When the customer-facing agent of your business looks at a customer who is paying you money for goods/services and says, “Yes, what you are describing would be better, but this is what we do because this is how our software (or procurement system, or inventory system, or system that we don’t know what to call it) works,” you know you have a problem. Shortly thereafter, you can expect to develop a different problem in the form of lost sales and customers.

Admittedly, integrated software systems are horrifically expensive and hard beasts to be managed. SAP (systems applications and products in data processing) software systems are complicated. Many of these systems are attempting to link financials to human resources to logistics to inventory to billing, and on and on. It’s complicated, and nobody wants to mess with those systems once they are in place. It’s a massive management feat to edit even seemingly small aspects of such integrative systems, and the system was put into place by someone very high up who you prefer not to challenge who was doing it for some very good reason that you simply cannot articulate right now. These systems are where personnel, personality, business and computing all run together in a blur of…It’s complicated.

I am not proposing that every customer’s ideas are worthy of a million-dollar computer programming retrofit. I am simply proposing that there is a balancing act inherent in customer-facing, largely sales-based businesses in determining what is RIDICULOUS and should be addressed versus what needs to be lived with as it stands.

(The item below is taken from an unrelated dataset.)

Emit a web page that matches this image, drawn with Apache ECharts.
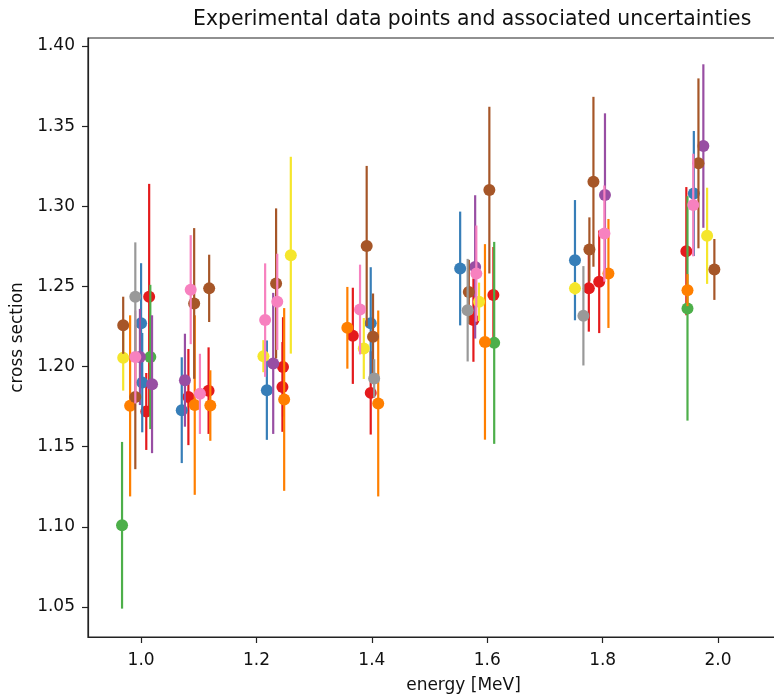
<!DOCTYPE html>
<html>
<head>
<meta charset="utf-8">
<script src="https://cdn.jsdelivr.net/npm/echarts@6/dist/echarts.min.js"></script>
<style>html,body{margin:0;padding:0;background:#fff;overflow:hidden;width:774px;height:694px}#c{width:840px;height:694px}</style>
</head>
<body>
<div id="c"></div>
<script>
// Each point: [energy, cross section, uncertainty]
const redPts = [[1.014,1.2435,0.0705],[1.009,1.172,0.024],[1.082,1.181,0.03],[1.117,1.185,0.027],[1.246,1.1998,0.031],[1.245,1.1873,0.028],[1.367,1.2192,0.03],[1.398,1.1836,0.026],[1.576,1.229,0.026],[1.6106,1.2446,0.03],[1.776,1.2488,0.027],[1.794,1.2529,0.032],[1.945,1.272,0.04]];
const bluePts = [[1.0,1.227,0.0375],[1.002,1.19,0.031],[1.0705,1.1728,0.033],[1.218,1.1853,0.031],[1.398,1.227,0.035],[1.553,1.2612,0.0355],[1.752,1.2664,0.0375],[1.958,1.308,0.039]];
const greenPts = [[0.967,1.101,0.052],[1.016,1.206,0.045],[1.612,1.2148,0.063],[1.947,1.2363,0.07]];
const purplePts = [[0.998,1.206,0.03],[1.019,1.189,0.043],[1.076,1.1915,0.029],[1.229,1.202,0.044],[1.579,1.2622,0.0447],[1.804,1.307,0.051],[1.9745,1.3376,0.051]];
const orangePts = [[0.981,1.1755,0.0565],[1.093,1.176,0.056],[1.12,1.1757,0.022],[1.248,1.1795,0.057],[1.3575,1.2242,0.0255],[1.411,1.177,0.058],[1.596,1.2154,0.061],[1.81,1.2581,0.034],[1.947,1.2477,0.01]];
const yellowPts = [[0.969,1.2055,0.0205],[1.2595,1.2695,0.0614],[1.212,1.2065,0.01],[1.386,1.2113,0.019],[1.5858,1.2404,0.012],[1.752,1.2488,0.004],[1.981,1.2816,0.03]];
const brownPts = [[0.969,1.2258,0.0178],[0.99,1.181,0.045],[1.092,1.2394,0.047],[1.118,1.2488,0.021],[1.234,1.2519,0.0468],[1.391,1.2752,0.05],[1.402,1.2186,0.027],[1.6036,1.3101,0.052],[1.568,1.2466,0.02],[1.784,1.3153,0.053],[1.777,1.2731,0.02],[1.966,1.3268,0.053],[1.9936,1.2606,0.019]];
const pinkPts = [[0.99,1.206,0.029],[1.086,1.248,0.034],[1.102,1.183,0.025],[1.215,1.229,0.0354],[1.236,1.2404,0.03],[1.3795,1.2356,0.028],[1.581,1.258,0.03],[1.803,1.283,0.03],[1.957,1.3008,0.032]];
const greyPts = [[0.99,1.2435,0.034],[1.404,1.1926,0.012],[1.566,1.2352,0.032],[1.7666,1.2317,0.031]];

const xTicks = [1.0, 1.2, 1.4, 1.6, 1.8, 2.0];
const yTicks = [1.05, 1.10, 1.15, 1.20, 1.25, 1.30, 1.35, 1.40];

const groups = [
  {name:'red', color:'#e41a1c', data:redPts},
  {name:'blue', color:'#377eb8', data:bluePts},
  {name:'green', color:'#4daf4a', data:greenPts},
  {name:'purple', color:'#984ea3', data:purplePts},
  {name:'orange', color:'#ff7f00', data:orangePts},
  {name:'yellow', color:'#f5e62c', data:yellowPts},
  {name:'brown', color:'#a65628', data:brownPts},
  {name:'pink', color:'#f781bf', data:pinkPts},
  {name:'grey', color:'#999999', data:greyPts}
];

const FONT = 'DejaVu Sans';
const chart = echarts.init(document.getElementById('c'), null, {renderer:'canvas'});

function makeRender(color){
  return function(params, api){
    const x = api.value(0), y = api.value(1), e = api.value(2);
    const top = api.coord([x, y + e]);
    const bot = api.coord([x, y - e]);
    const c = api.coord([x, y]);
    return {type:'group', children:[
      {type:'line', shape:{x1:top[0], y1:top[1], x2:bot[0], y2:bot[1]}, style:{stroke:color, lineWidth:2.2}},
      {type:'circle', shape:{cx:c[0], cy:c[1], r:6}, style:{fill:color}}
    ]};
  };
}

const option = {
  animation:false,
  backgroundColor:'#fff',
  title:{
    text:'Experimental data points and associated uncertainties',
    left:188, top:5,
    textStyle:{fontFamily:FONT, fontSize:20.4, fontWeight:'normal', color:'#111'}
  },
  grid:{left:88, top:38, bottom:57, right:1, outerBoundsMode:'none', containLabel:false, show:true, borderColor:'#222', borderWidth:1.2, backgroundColor:'transparent'},
  xAxis:{
    type:'value', min:0.908, max:2.2096,
    name:'energy [MeV]', nameLocation:'middle', nameGap:40,
    nameTextStyle:{fontFamily:FONT, fontSize:17, color:'#111'},
    axisLine:{show:true, onZero:false, lineStyle:{color:'#222', width:1.2}},
    axisTick:{show:true, length:6, customValues:xTicks, lineStyle:{color:'#222', width:1.2}},
    axisLabel:{show:true, customValues:xTicks, margin:15, fontFamily:FONT, fontSize:17, color:'#111', formatter:v=>Number(v).toFixed(1)},
    splitLine:{show:false}
  },
  yAxis:{
    type:'value', min:1.0313, max:1.405,
    name:'cross section', nameLocation:'middle', nameGap:57, nameRotate:90,
    nameTextStyle:{fontFamily:FONT, fontSize:17, color:'#111'},
    axisLine:{show:true, onZero:false, lineStyle:{color:'#222', width:1.2}},
    axisTick:{show:true, length:6, customValues:yTicks, lineStyle:{color:'#222', width:1.2}},
    axisLabel:{show:true, customValues:yTicks, margin:13, fontFamily:FONT, fontSize:17, color:'#111', formatter:v=>Number(v).toFixed(2)},
    splitLine:{show:false}
  },
  series: groups.map(g => ({
    type:'custom', name:g.name, data:g.data,
    renderItem: makeRender(g.color),
    encode:{x:0, y:1}
  }))
};
chart.setOption(option);
</script>
</body>
</html>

The lesson here is fundamentally one of cost-benefit analysis and tradeoffs: How bad does the customer’s experience with an aspect of interacting with your company have to get before it is worth it to you to upgrade/change that interaction? It will depend on how badly the experience is hurting you versus how expensive it would be to fix. Some invoicing system changes could require custom programming work and multi-national implementation to make systems able to talk to one another. Admittedly that is a high bar to clear. Other changes may be much simpler/cheaper.
There is no one-size-fits-all answer, but I aim simply to call the question – are you being ridiculous? If so, why? Because the cost is too high to make it worthwhile to solve the problem, or because you haven’t taken to heart the customer’s experience and at least conducted the cost-benefit assessment of the variety of potential ways to make improvements?

Why do I bring this up NOW?

Social media has aided the ability to complain loudly about what someone sees as ridiculous. In truth, social media allows you to complain loudly about what may be completely NOT ridiculous, and also your own self-imposed consequences of poor behavior as a customer. But I digress. Analytics possible via online media data analysis (see: Is Online Media Sentiment a Performance Measure You Should Consider for YOUR Business? for an example of only the tip of the iceberg on what is possible in this space) can help you determine how widespread an opinion is and, with some additional work, to even understand what geography complaints are arising and/or from what types of customers. Open lines of communication for customers and customer-facing employees. Feedback is a more straightforward way of understanding customer experiences. Given the number of people on social media sharing why they left supplier X for supplier Y after complaining about XYZ for years, it seems the loss of the customer shouldn’t have been a surprise – that is, if you were listening.